Athletic shoe manufacturer Reebok International Ltd announces that the period of convertibility of its Series B 2 percent Convertible Debentures due May 1, 2024 and its 2 percent Convertible Debentures due May 1, 2024 (CUSIP Nos. 758110AG5 and 758110AH3) (together the "Debentures") resulting from the merger between Reebok and adidas-Salomon AG which closed on January 31, 2006 (the "Merger") will end at midnight on February 15, 2006.

Holders of Debentures who surrender their Debentures for conversion prior to midnight on February 15, 2006 will receive $1,151.0074 per $1,000 principal amount of Debentures converted (the "Cash Conversion Payment").
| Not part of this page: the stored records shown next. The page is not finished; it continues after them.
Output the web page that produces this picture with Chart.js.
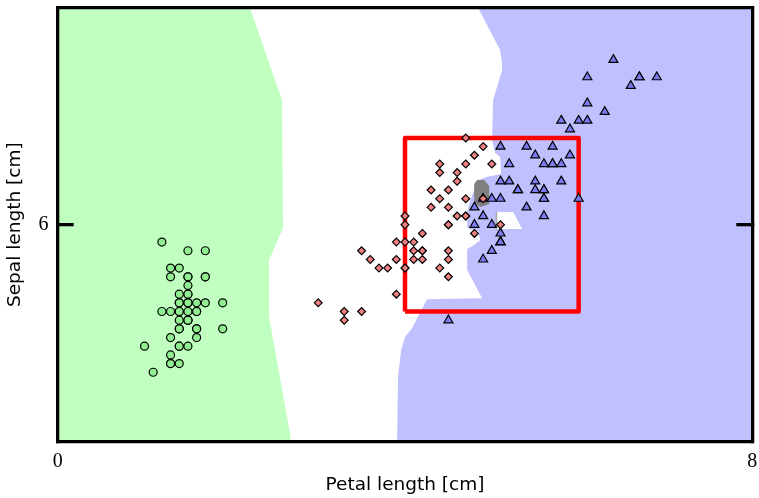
<!DOCTYPE html>
<html>
<head>
<meta charset="utf-8">
<script src="https://cdn.jsdelivr.net/npm/chart.js@4.4.1/dist/chart.umd.min.js"></script>
<style>
  html, body { margin: 0; padding: 0; background: #fff; }
</style>
</head>
<body>
<canvas id="irisChart" width="759" height="498"></canvas>
<script>
// Iris: petal length (x) against sepal length (y), cm
const setosaPetal = [1.4,1.4,1.3,1.5,1.4,1.7,1.4,1.5,1.4,1.5,1.5,1.6,1.4,1.1,1.2,1.5,1.3,1.4,1.7,1.5,1.7,1.5,1.0,1.7,1.9,1.6,1.6,1.5,1.4,1.6,1.6,1.5,1.5,1.4,1.5,1.2,1.3,1.5,1.3,1.5,1.3,1.3,1.3,1.6,1.9,1.4,1.6,1.4,1.5,1.4];
const setosaSepal = [5.1,4.9,4.7,4.6,5.0,5.4,4.6,5.0,4.4,4.9,5.4,4.8,4.8,4.3,5.8,5.7,5.4,5.1,5.7,5.1,5.4,5.1,4.6,5.1,4.8,5.0,5.0,5.2,5.2,4.7,4.8,5.4,5.2,5.5,4.9,5.0,5.5,4.9,4.4,5.1,5.0,4.5,4.4,5.0,5.1,4.8,5.1,4.6,5.3,5.0];

const versicolorPetal = [4.7,4.5,4.9,4.0,4.6,4.5,4.7,3.3,4.6,3.9,3.5,4.2,4.0,4.7,3.6,4.4,4.5,4.1,4.5,3.9,4.8,4.0,4.9,4.7,4.3,4.4,4.8,5.0,4.5,3.5,3.8,3.7,3.9,5.1,4.5,4.5,4.7,4.4,4.1,4.0,4.4,4.6,4.0,3.3,4.2,4.2,4.2,4.3,3.0,4.1];
const versicolorSepal = [7.0,6.4,6.9,5.5,6.5,5.7,6.3,4.9,6.6,5.2,5.0,5.9,6.0,6.1,5.6,6.7,5.6,5.8,6.2,5.6,5.9,6.1,6.3,6.1,6.4,6.6,6.8,6.7,6.0,5.7,5.5,5.5,5.8,6.0,5.4,6.0,6.7,6.3,5.6,5.5,5.5,6.1,5.8,5.0,5.6,5.7,5.7,6.2,5.1,5.7];

const virginicaPetal = [6.0,5.1,5.9,5.6,5.8,6.6,4.5,6.3,5.8,6.1,5.1,5.3,5.5,5.0,5.1,5.3,5.5,6.7,6.9,5.0,5.7,4.9,6.7,4.9,5.7,6.0,4.8,4.9,5.6,5.8,6.1,6.4,5.6,5.1,5.6,6.1,5.6,5.5,4.8,5.4,5.6,5.1,5.1,5.9,5.7,5.2,5.0,5.2,5.4,5.1];
const virginicaSepal = [6.3,5.8,7.1,6.3,6.5,7.6,4.9,7.3,6.7,7.2,6.5,6.4,6.8,5.7,5.8,6.4,6.5,7.7,7.7,6.0,6.9,5.6,7.7,6.3,6.7,7.2,6.2,6.1,6.4,7.2,7.4,7.9,6.4,6.3,6.1,7.7,6.3,6.4,6.0,6.9,6.7,6.9,5.8,6.8,6.7,6.7,6.3,6.5,6.2,5.9];

// decision regions, outlines (data units)
const greenRegionX = [0, 0, 2.215, 2.583, 2.595, 2.434, 2.434, 2.675, 2.687];
const greenRegionY = [3.5, 8.5, 8.5, 7.436, 5.962, 5.593, 4.937, 3.600, 3.5];

const blueRegionX = [3.909, 3.920, 3.955, 4.000, 4.081, 4.254, 4.888, 4.716, 4.716, 4.796, 4.865, 4.842, 4.750, 4.716, 4.716, 4.750, 4.796, 4.819, 4.934, 5.107, 5.096, 5.038, 5.003, 5.015, 5.118, 5.118, 5.095, 4.842, 8, 8];
const blueRegionY = [3.5, 4.244, 4.555, 4.705, 4.808, 5.142, 5.154, 5.477, 5.719, 5.765, 5.822, 5.926, 5.949, 5.972, 6.145, 6.283, 6.398, 6.504, 6.550, 6.584, 6.780, 6.826, 6.976, 7.436, 7.782, 7.874, 8.013, 8.5, 8.5, 3.5];

const notchX = [5.061, 5.061, 5.246, 5.349];
const notchY = [5.950, 6.146, 6.146, 5.950];

const grayPatchX = [4.797, 4.797, 4.831, 4.912, 4.970, 4.970, 4.866];
const grayPatchY = [6.262, 6.469, 6.515, 6.515, 6.446, 6.238, 6.204];

const graySliverX = [5.044, 5.044, 5.061, 5.061];
const graySliverY = [5.938, 6.146, 6.146, 5.938];

// zoom box
const boxX = [4, 4, 6, 6, 4];
const boxY = [5, 7, 7, 5, 5];

const xTicks = [0, 8];
const yTicks = [6];

const pts = (xs, ys) => xs.map((x, i) => ({ x: x, y: ys[i] }));

function region(xs, ys, color, order) {
  return {
    data: pts(xs, ys),
    showLine: true,
    fill: "shape",
    backgroundColor: color,
    borderColor: color,
    borderWidth: 0,
    pointRadius: 0,
    order: order,
  };
}

function markers(xs, ys, style, radius, color) {
  return {
    data: pts(xs, ys),
    pointStyle: style,
    pointRadius: radius,
    backgroundColor: color,
    borderColor: "#000",
    borderWidth: 1.2,
    order: 0,
  };
}

const tickFont = { family: "'Liberation Serif', serif", size: 20 };
const titleFont = { family: "'DejaVu Sans', sans-serif", size: 18.5 };
const frame = { display: true, color: "#000", width: 3.3, z: 1 };

new Chart(document.getElementById("irisChart"), {
  type: "scatter",
  data: {
    datasets: [
      region(greenRegionX, greenRegionY, "#c0ffc0", 10),
      region(blueRegionX, blueRegionY, "#c0c0ff", 9),
      region(notchX, notchY, "#ffffff", 8),
      region(grayPatchX, grayPatchY, "#7f7f7f", 7),
      region(graySliverX, graySliverY, "#a8a8a8", 7),
      {
        data: pts(boxX, boxY),
        showLine: true,
        fill: false,
        borderColor: "#ff0000",
        borderWidth: 4.5,
        borderJoinStyle: "round",
        pointRadius: 0,
        order: 5,
      },
      markers(setosaPetal, setosaSepal, "circle", 4, "#90ee90"),
      markers(versicolorPetal, versicolorSepal, "rectRot", 3.9, "#f08080"),
      markers(virginicaPetal, virginicaSepal, "triangle", 5.2, "#7b7bf2"),
    ],
  },
  options: {
    responsive: false,
    devicePixelRatio: 1,
    animation: false,
    events: [],
    layout: { padding: 0 },
    plugins: { legend: { display: false }, tooltip: { enabled: false } },
    scales: {
      x: {
        type: "linear",
        position: "bottom",
        min: 0,
        max: 8,
        afterBuildTicks: (s) => { s.ticks = xTicks.map((v) => ({ value: v })); },
        afterFit: (s) => { s.height = 56.3; s.paddingLeft = 0; s.paddingRight = 0; },
        grid: { display: false, drawTicks: false },
        border: frame,
        ticks: { color: "#000", font: tickFont, padding: 8, maxRotation: 0, autoSkip: false },
        title: { display: true, text: "Petal length [cm]", color: "#000", font: titleFont, padding: { top: 0, bottom: 1.4 } },
      },
      x2: {
        type: "linear",
        axis: "x",
        position: "top",
        min: 0,
        max: 8,
        afterFit: (s) => { s.height = 7.7; s.paddingLeft = 0; s.paddingRight = 0; },
        grid: { display: false, drawTicks: false },
        border: frame,
        ticks: { display: false },
      },
      y: {
        type: "linear",
        position: "left",
        min: 3.5,
        max: 8.5,
        afterBuildTicks: (s) => { s.ticks = yTicks.map((v) => ({ value: v })); },
        afterFit: (s) => { s.width = 57.7; s.paddingTop = 0; s.paddingBottom = 0; },
        // tick marks point into the plot
        grid: { drawOnChartArea: false, color: "#000", lineWidth: 3.3, tickLength: -16, z: 1 },
        border: frame,
        ticks: { color: "#000", font: tickFont, padding: 25.2, autoSkip: false },
        title: { display: true, text: "Sepal length [cm]", color: "#000", font: titleFont, padding: { top: 4, bottom: 0 } },
      },
      y2: {
        type: "linear",
        axis: "y",
        position: "right",
        min: 3.5,
        max: 8.5,
        afterBuildTicks: (s) => { s.ticks = yTicks.map((v) => ({ value: v })); },
        afterFit: (s) => { s.width = 6.7; s.paddingTop = 0; s.paddingBottom = 0; },
        grid: { drawOnChartArea: false, color: "#000", lineWidth: 3.3, tickLength: -16, z: 1 },
        border: frame,
        ticks: { display: false },
      },
    },
  },
});
</script>
</body>
</html>
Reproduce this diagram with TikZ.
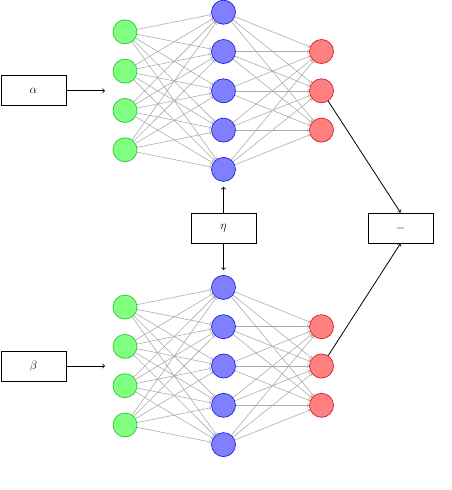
\documentclass[tikz,border=0pt]{standalone}
\definecolor{ingreen}{RGB}{128,255,128}
\definecolor{ingreenb}{RGB}{45,200,45}
\definecolor{hidblue}{RGB}{128,128,255}
\definecolor{hidblueb}{RGB}{30,30,225}
\definecolor{outred}{RGB}{255,128,128}
\definecolor{outredb}{RGB}{215,30,30}
\begin{document}
\begin{tikzpicture}[x=1pt,y=-1pt,
  neuron/.style={circle,minimum size=24pt,inner sep=0pt,line width=0.7pt},
  inneuron/.style={neuron,fill=ingreen,draw=ingreenb},
  hidneuron/.style={neuron,fill=hidblue,draw=hidblueb},
  outneuron/.style={neuron,fill=outred,draw=outredb},
  conn/.style={->,draw=gray!65,line width=0.6pt},
  blk/.style={->,draw=black,line width=0.8pt},
  valbox/.style={draw,line width=0.8pt,minimum width=65pt,minimum height=30pt,inner sep=0pt,font=\large}]
\useasboundingbox (0,0) rectangle (452,490);
% top network (t) and bottom network (b)
\foreach \net/\cy in {t/90.8,b/366} {
  \foreach \i in {1,...,4}
    \node[inneuron] (\net i\i) at (125,{\cy+(\i-2.5)*39.3}) {};
  \foreach \j in {1,...,5}
    \node[hidneuron] (\net h\j) at (223.5,{\cy+(\j-3)*39.3}) {};
  \foreach \k in {1,...,3}
    \node[outneuron] (\net o\k) at (321.5,{\cy+(\k-2)*39.3}) {};
  \foreach \i in {1,...,4}
    \foreach \j in {1,...,5}
      \draw[conn] (\net i\i) -- (\net h\j);
  \foreach \j in {1,...,5}
    \foreach \k in {1,...,3}
      \draw[conn] (\net h\j) -- (\net o\k);
}
\node[valbox] (alpha) at (33.5,90.8) {$\alpha$};
\node[valbox] (beta) at (33.5,366) {$\beta$};
\node[valbox] (eta) at (223.5,228) {$\eta$};
\node[valbox] (minus) at (400.5,228) {$-$};
\coordinate (ain) at (105,90.8);
\coordinate (bin) at (105,366);
\draw[blk] (alpha) -- (ain);
\draw[blk] (beta) -- (bin);
\draw[blk,shorten >=5pt] (eta) -- (th5);
\draw[blk,shorten >=5pt] (eta) -- (bh1);
\draw[blk] (to2) -- (minus.north);
\draw[blk] (bo2) -- (minus.south);
\end{tikzpicture}
\end{document}
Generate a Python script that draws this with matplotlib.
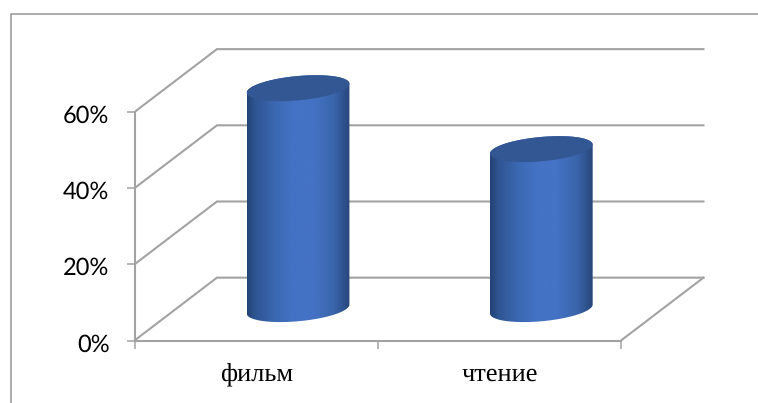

After the expiration of the conversion period at midnight on February 15, 2006, any Debentures that remain outstanding will no longer be convertible unless and until Reebok elects to redeem such Debentures in accordance with their terms, which is not permitted until May 2009.

If any Debentures remain outstanding following the February 15, 2006 deadline for conversion, holders of the Debentures will have the option to put the Debentures to the Company at 100 percent of the principal amount ($1,000 per Debenture), plus accrued and unpaid interest, on March 17, 2006.

Reebok International Ltd, headquartered in Canton, MA, is a leading worldwide designer, marketer and distributor of sports, fitness and casual footwear, apparel and equipment under the Reebok, Rockport, CCM, Jofa, Koho and Greg Norman brands.